### SET PROBLEM
Would you transcribe the listing that follows, character for character, and omit its images?

### GIVEN MATERIAL
════════════════
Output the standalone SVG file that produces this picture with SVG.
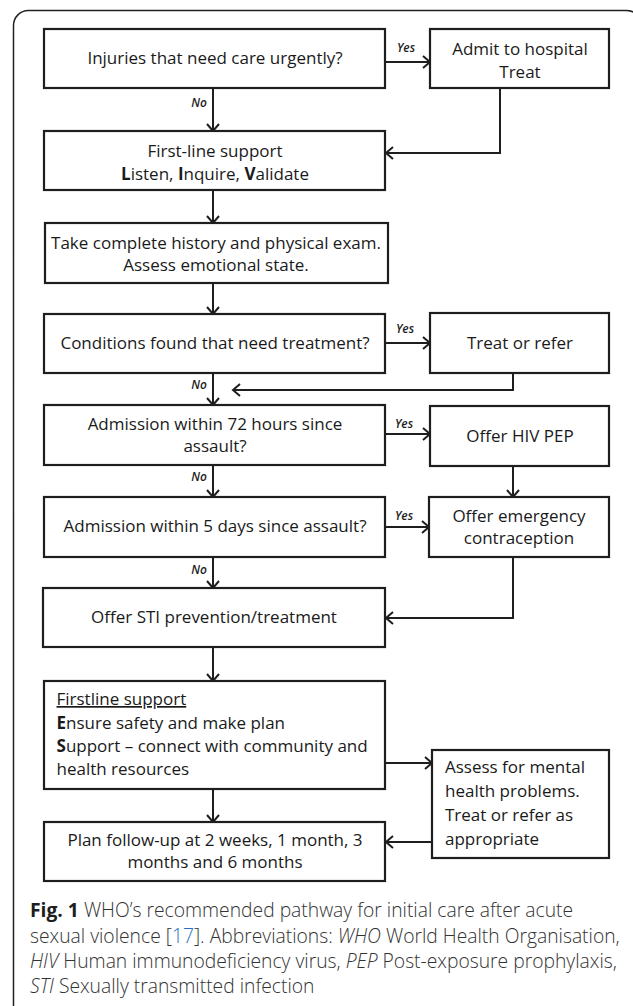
<svg xmlns="http://www.w3.org/2000/svg" width="633" height="1006" viewBox="0 0 633 1006">
<defs>
<style>
.box{fill:#fff;stroke:#1e1e1e;stroke-width:2.2}
.t{font-family:"Open Sans","Noto Sans","DejaVu Sans",sans-serif;font-size:17px;fill:#1a1a1a;text-anchor:middle}
.tl{font-family:"Open Sans","Noto Sans","DejaVu Sans",sans-serif;font-size:17px;fill:#1a1a1a;text-anchor:start}
.lab{font-family:"Open Sans","Noto Sans","DejaVu Sans",sans-serif;font-size:12px;font-style:italic;font-weight:600;fill:#1e1e1e}
.c{fill:none;stroke:#1e1e1e;stroke-width:2}
.cap{font-family:"Open Sans","Noto Sans","DejaVu Sans",sans-serif;font-size:19.3px;font-weight:300;fill:#333}
</style>
<marker id="ah" viewBox="0 0 9 14" refX="8" refY="7" markerWidth="9" markerHeight="14" markerUnits="userSpaceOnUse" orient="auto" overflow="visible">
<path d="M1,1 L8,7 L1,13" fill="none" stroke="#1e1e1e" stroke-width="2"/>
</marker>
</defs>
<rect x="0" y="0" width="633" height="1006" fill="#fff"/>
<rect x="13.5" y="10.5" width="628" height="1020" rx="15" fill="none" stroke="#222" stroke-width="1.5"/>

<g id="connectors">
<line class="c" x1="386" y1="62" x2="430" y2="62" marker-end="url(#ah)"/>
<line class="c" x1="213" y1="88" x2="213" y2="131" marker-end="url(#ah)"/>
<polyline class="c" points="500,88 500,153 386,153" marker-end="url(#ah)"/>
<line class="c" x1="213" y1="190" x2="213" y2="223" marker-end="url(#ah)"/>
<line class="c" x1="213" y1="283" x2="213" y2="314" marker-end="url(#ah)"/>
<line class="c" x1="386" y1="343" x2="430" y2="343" marker-end="url(#ah)"/>
<polyline class="c" points="513,373 513,390 233,390" marker-end="url(#ah)"/>
<line class="c" x1="213" y1="373" x2="213" y2="405" marker-end="url(#ah)"/>
<line class="c" x1="386" y1="434" x2="430" y2="434" marker-end="url(#ah)"/>
<line class="c" x1="513" y1="466" x2="513" y2="497" marker-end="url(#ah)"/>
<line class="c" x1="213" y1="465" x2="213" y2="497" marker-end="url(#ah)"/>
<line class="c" x1="386" y1="527" x2="429" y2="527" marker-end="url(#ah)"/>
<line class="c" x1="213" y1="557" x2="213" y2="588" marker-end="url(#ah)"/>
<polyline class="c" points="513,557 513,618 386,618" marker-end="url(#ah)"/>
<line class="c" x1="213" y1="647" x2="213" y2="681" marker-end="url(#ah)"/>
<line class="c" x1="386" y1="763" x2="432" y2="763" marker-end="url(#ah)"/>
<line class="c" x1="213" y1="789" x2="213" y2="822" marker-end="url(#ah)"/>
<line class="c" x1="432" y1="842" x2="386" y2="842" marker-end="url(#ah)"/>
<text class="lab" x="406" y="52" text-anchor="middle">Yes</text>
<text class="lab" x="207" y="107" text-anchor="end">No</text>
<text class="lab" x="405" y="333" text-anchor="middle">Yes</text>
<text class="lab" x="207" y="389" text-anchor="end">No</text>
<text class="lab" x="404" y="428" text-anchor="middle">Yes</text>
<text class="lab" x="207" y="481" text-anchor="end">No</text>
<text class="lab" x="404" y="520" text-anchor="middle">Yes</text>
<text class="lab" x="207" y="574" text-anchor="end">No</text>
</g>

<g id="n1"><rect class="box" x="44" y="29" width="341" height="59"/>
<text class="t" x="215" y="64">Injuries that need care urgently?</text></g>
<g id="n2"><rect class="box" x="430" y="29" width="179" height="59"/>
<text class="t" x="520" y="55">Admit to hospital</text><text class="t" x="520" y="78">Treat</text></g>
<g id="n3"><rect class="box" x="44" y="131" width="341" height="59"/>
<text class="t" x="215" y="157">First-line support</text>
<text class="t" x="215" y="180"><tspan font-weight="bold">L</tspan>isten, <tspan font-weight="bold">I</tspan>nquire, <tspan font-weight="bold">V</tspan>alidate</text></g>
<g id="n4"><rect class="box" x="45" y="223" width="343" height="60"/>
<text class="t" x="216" y="249">Take complete history and physical exam.</text>
<text class="t" x="216" y="271">Assess emotional state.</text></g>
<g id="n5"><rect class="box" x="44" y="314" width="341" height="59"/>
<text class="t" x="215" y="349">Conditions found that need treatment?</text></g>
<g id="n6"><rect class="box" x="430" y="313" width="179" height="60"/>
<text class="t" x="520" y="349">Treat or refer</text></g>
<g id="n7"><rect class="box" x="44" y="405" width="341" height="60"/>
<text class="t" x="215" y="430">Admission within 72 hours since</text>
<text class="t" x="215" y="452">assault?</text></g>
<g id="n8"><rect class="box" x="430" y="406" width="179" height="60"/>
<text class="t" x="520" y="442">Offer HIV PEP</text></g>
<g id="n9"><rect class="box" x="44" y="497" width="341" height="60"/>
<text class="t" x="215" y="532">Admission within 5 days since assault?</text></g>
<g id="n10"><rect class="box" x="429" y="497" width="180" height="60"/>
<text class="t" x="519" y="522">Offer emergency</text>
<text class="t" x="519" y="544">contraception</text></g>
<g id="n11"><rect class="box" x="43" y="588" width="342" height="59"/>
<text class="t" x="214" y="623">Offer STI prevention/treatment</text></g>
<g id="n12"><rect class="box" x="44" y="681" width="341" height="108"/>
<text class="tl" x="56.5" y="705" text-decoration="underline">Firstline support</text>
<text class="tl" x="56.5" y="729"><tspan font-weight="bold">E</tspan>nsure safety and make plan</text>
<text class="tl" x="56.5" y="752"><tspan font-weight="bold">S</tspan>upport – connect with community and</text>
<text class="tl" x="56.5" y="775">health resources</text></g>
<g id="n13"><rect class="box" x="432" y="750" width="177" height="108"/>
<text class="tl" x="445" y="773">Assess for mental</text>
<text class="tl" x="445" y="797">health problems.</text>
<text class="tl" x="445" y="821">Treat or refer as</text>
<text class="tl" x="445" y="845">appropriate</text></g>
<g id="n14"><rect class="box" x="44" y="822" width="341" height="59"/>
<text class="t" x="215" y="846">Plan follow-up at 2 weeks, 1 month, 3</text>
<text class="t" x="215" y="868">months and 6 months</text></g>

<g id="caption">
<text class="cap" x="30" y="917"><tspan font-weight="bold" fill="#1e1e1e">Fig. 1</tspan> WHO’s recommended pathway for initial care after acute</text>
<text class="cap" x="30" y="943">sexual violence [<tspan fill="#2a6ebb">17</tspan>]. Abbreviations: <tspan font-style="italic">WHO</tspan> World Health Organisation,</text>
<text class="cap" x="30" y="968"><tspan font-style="italic">HIV</tspan> Human immunodeficiency virus, <tspan font-style="italic">PEP</tspan> Post-exposure prophylaxis,</text>
<text class="cap" x="30" y="993"><tspan font-style="italic">STI</tspan> Sexually transmitted infection</text>
</g>
</svg>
════════════════
### TASK ANSWER
Output the standalone SVG file that produces this picture with SVG.
<svg xmlns="http://www.w3.org/2000/svg" width="633" height="1006" viewBox="0 0 633 1006">
<defs>
<style>
.box{fill:#fff;stroke:#1e1e1e;stroke-width:2.2}
.t{font-family:"Open Sans","Noto Sans","DejaVu Sans",sans-serif;font-size:17px;fill:#1a1a1a;text-anchor:middle}
.tl{font-family:"Open Sans","Noto Sans","DejaVu Sans",sans-serif;font-size:17px;fill:#1a1a1a;text-anchor:start}
.lab{font-family:"Open Sans","Noto Sans","DejaVu Sans",sans-serif;font-size:12px;font-style:italic;font-weight:600;fill:#1e1e1e}
.c{fill:none;stroke:#1e1e1e;stroke-width:2}
.cap{font-family:"Open Sans","Noto Sans","DejaVu Sans",sans-serif;font-size:19.3px;font-weight:300;fill:#333}
</style>
<marker id="ah" viewBox="0 0 9 14" refX="8" refY="7" markerWidth="9" markerHeight="14" markerUnits="userSpaceOnUse" orient="auto" overflow="visible">
<path d="M1,1 L8,7 L1,13" fill="none" stroke="#1e1e1e" stroke-width="2"/>
</marker>
</defs>
<rect x="0" y="0" width="633" height="1006" fill="#fff"/>
<rect x="13.5" y="10.5" width="628" height="1020" rx="15" fill="none" stroke="#222" stroke-width="1.5"/>

<g id="connectors">
<line class="c" x1="386" y1="62" x2="430" y2="62" marker-end="url(#ah)"/>
<line class="c" x1="213" y1="88" x2="213" y2="131" marker-end="url(#ah)"/>
<polyline class="c" points="500,88 500,153 386,153" marker-end="url(#ah)"/>
<line class="c" x1="213" y1="190" x2="213" y2="223" marker-end="url(#ah)"/>
<line class="c" x1="213" y1="283" x2="213" y2="314" marker-end="url(#ah)"/>
<line class="c" x1="386" y1="343" x2="430" y2="343" marker-end="url(#ah)"/>
<polyline class="c" points="513,373 513,390 233,390" marker-end="url(#ah)"/>
<line class="c" x1="213" y1="373" x2="213" y2="405" marker-end="url(#ah)"/>
<line class="c" x1="386" y1="434" x2="430" y2="434" marker-end="url(#ah)"/>
<line class="c" x1="513" y1="466" x2="513" y2="497" marker-end="url(#ah)"/>
<line class="c" x1="213" y1="465" x2="213" y2="497" marker-end="url(#ah)"/>
<line class="c" x1="386" y1="527" x2="429" y2="527" marker-end="url(#ah)"/>
<line class="c" x1="213" y1="557" x2="213" y2="588" marker-end="url(#ah)"/>
<polyline class="c" points="513,557 513,618 386,618" marker-end="url(#ah)"/>
<line class="c" x1="213" y1="647" x2="213" y2="681" marker-end="url(#ah)"/>
<line class="c" x1="386" y1="763" x2="432" y2="763" marker-end="url(#ah)"/>
<line class="c" x1="213" y1="789" x2="213" y2="822" marker-end="url(#ah)"/>
<line class="c" x1="432" y1="842" x2="386" y2="842" marker-end="url(#ah)"/>
<text class="lab" x="406" y="52" text-anchor="middle">Yes</text>
<text class="lab" x="207" y="107" text-anchor="end">No</text>
<text class="lab" x="405" y="333" text-anchor="middle">Yes</text>
<text class="lab" x="207" y="389" text-anchor="end">No</text>
<text class="lab" x="404" y="428" text-anchor="middle">Yes</text>
<text class="lab" x="207" y="481" text-anchor="end">No</text>
<text class="lab" x="404" y="520" text-anchor="middle">Yes</text>
<text class="lab" x="207" y="574" text-anchor="end">No</text>
</g>

<g id="n1"><rect class="box" x="44" y="29" width="341" height="59"/>
<text class="t" x="215" y="64">Injuries that need care urgently?</text></g>
<g id="n2"><rect class="box" x="430" y="29" width="179" height="59"/>
<text class="t" x="520" y="55">Admit to hospital</text><text class="t" x="520" y="78">Treat</text></g>
<g id="n3"><rect class="box" x="44" y="131" width="341" height="59"/>
<text class="t" x="215" y="157">First-line support</text>
<text class="t" x="215" y="180"><tspan font-weight="bold">L</tspan>isten, <tspan font-weight="bold">I</tspan>nquire, <tspan font-weight="bold">V</tspan>alidate</text></g>
<g id="n4"><rect class="box" x="45" y="223" width="343" height="60"/>
<text class="t" x="216" y="249">Take complete history and physical exam.</text>
<text class="t" x="216" y="271">Assess emotional state.</text></g>
<g id="n5"><rect class="box" x="44" y="314" width="341" height="59"/>
<text class="t" x="215" y="349">Conditions found that need treatment?</text></g>
<g id="n6"><rect class="box" x="430" y="313" width="179" height="60"/>
<text class="t" x="520" y="349">Treat or refer</text></g>
<g id="n7"><rect class="box" x="44" y="405" width="341" height="60"/>
<text class="t" x="215" y="430">Admission within 72 hours since</text>
<text class="t" x="215" y="452">assault?</text></g>
<g id="n8"><rect class="box" x="430" y="406" width="179" height="60"/>
<text class="t" x="520" y="442">Offer HIV PEP</text></g>
<g id="n9"><rect class="box" x="44" y="497" width="341" height="60"/>
<text class="t" x="215" y="532">Admission within 5 days since assault?</text></g>
<g id="n10"><rect class="box" x="429" y="497" width="180" height="60"/>
<text class="t" x="519" y="522">Offer emergency</text>
<text class="t" x="519" y="544">contraception</text></g>
<g id="n11"><rect class="box" x="43" y="588" width="342" height="59"/>
<text class="t" x="214" y="623">Offer STI prevention/treatment</text></g>
<g id="n12"><rect class="box" x="44" y="681" width="341" height="108"/>
<text class="tl" x="56.5" y="705" text-decoration="underline">Firstline support</text>
<text class="tl" x="56.5" y="729"><tspan font-weight="bold">E</tspan>nsure safety and make plan</text>
<text class="tl" x="56.5" y="752"><tspan font-weight="bold">S</tspan>upport – connect with community and</text>
<text class="tl" x="56.5" y="775">health resources</text></g>
<g id="n13"><rect class="box" x="432" y="750" width="177" height="108"/>
<text class="tl" x="445" y="773">Assess for mental</text>
<text class="tl" x="445" y="797">health problems.</text>
<text class="tl" x="445" y="821">Treat or refer as</text>
<text class="tl" x="445" y="845">appropriate</text></g>
<g id="n14"><rect class="box" x="44" y="822" width="341" height="59"/>
<text class="t" x="215" y="846">Plan follow-up at 2 weeks, 1 month, 3</text>
<text class="t" x="215" y="868">months and 6 months</text></g>

<g id="caption">
<text class="cap" x="30" y="917"><tspan font-weight="bold" fill="#1e1e1e">Fig. 1</tspan> WHO’s recommended pathway for initial care after acute</text>
<text class="cap" x="30" y="943">sexual violence [<tspan fill="#2a6ebb">17</tspan>]. Abbreviations: <tspan font-style="italic">WHO</tspan> World Health Organisation,</text>
<text class="cap" x="30" y="968"><tspan font-style="italic">HIV</tspan> Human immunodeficiency virus, <tspan font-style="italic">PEP</tspan> Post-exposure prophylaxis,</text>
<text class="cap" x="30" y="993"><tspan font-style="italic">STI</tspan> Sexually transmitted infection</text>
</g>
</svg>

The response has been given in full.